Just because it's hard as hell, painful, dangerous, loaded with obstacles, with a small chance of success is no reason not to get it done. Men hate excuses. Even if they happen to be legitimate problems.
Just because it's hard as hell, painful, dangerous, loaded with obstacles, with a small chance of success is no reason not to get it done. Men hate excuses. Even if they happen to be legitimate problems.
These jobs are not rewards. They are not cushy opportunities for glory and material wealth that men have conspiratorially reserved for their own kind. These jobs are grave, heavy responsibilities. Opposition in your career from random chance, project failure, and infighting is normal. You don't start at the top of any institution that performs this work, no matter your gender. No one clears a path for you. Help isn't always around the corner. And I promise you, Matt Taylor took very personal responsibility for his work. He would not have left it unfinished to take maternity leave or quit because someone in the department was making sexual advances. The work is who he is. People like that deal with sleep deprivation and blood pressure problems and a lack of social life as a matter of course. That's the price for doing something relevant.
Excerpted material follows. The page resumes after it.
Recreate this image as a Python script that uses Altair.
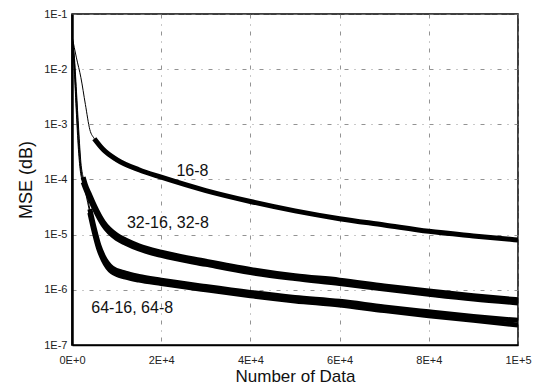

The attitude on display from the critical feminists is precisely the opposite of that attitude.
To say that men need to be shielded from pain and pressure through legal means and social activism, the way 2014's headline stories so clearly imply women need it, is an insult to men. We're better than that. We built your world. Telling men to be like women is idiotic.
Maybe it's time to stop attacking men for having power, or denying that their power is real, and instead try to understanding why they have had so much of it for so long. Spoiler alert: it has little or nothing to do with muscle mass (or contraception, Clarissa). The narrative of implied violence that the tastemakers use to explain away the strength of men throughout history is oversimplified and barren of dignity. We can do better. And men should do better, no matter how hard it is.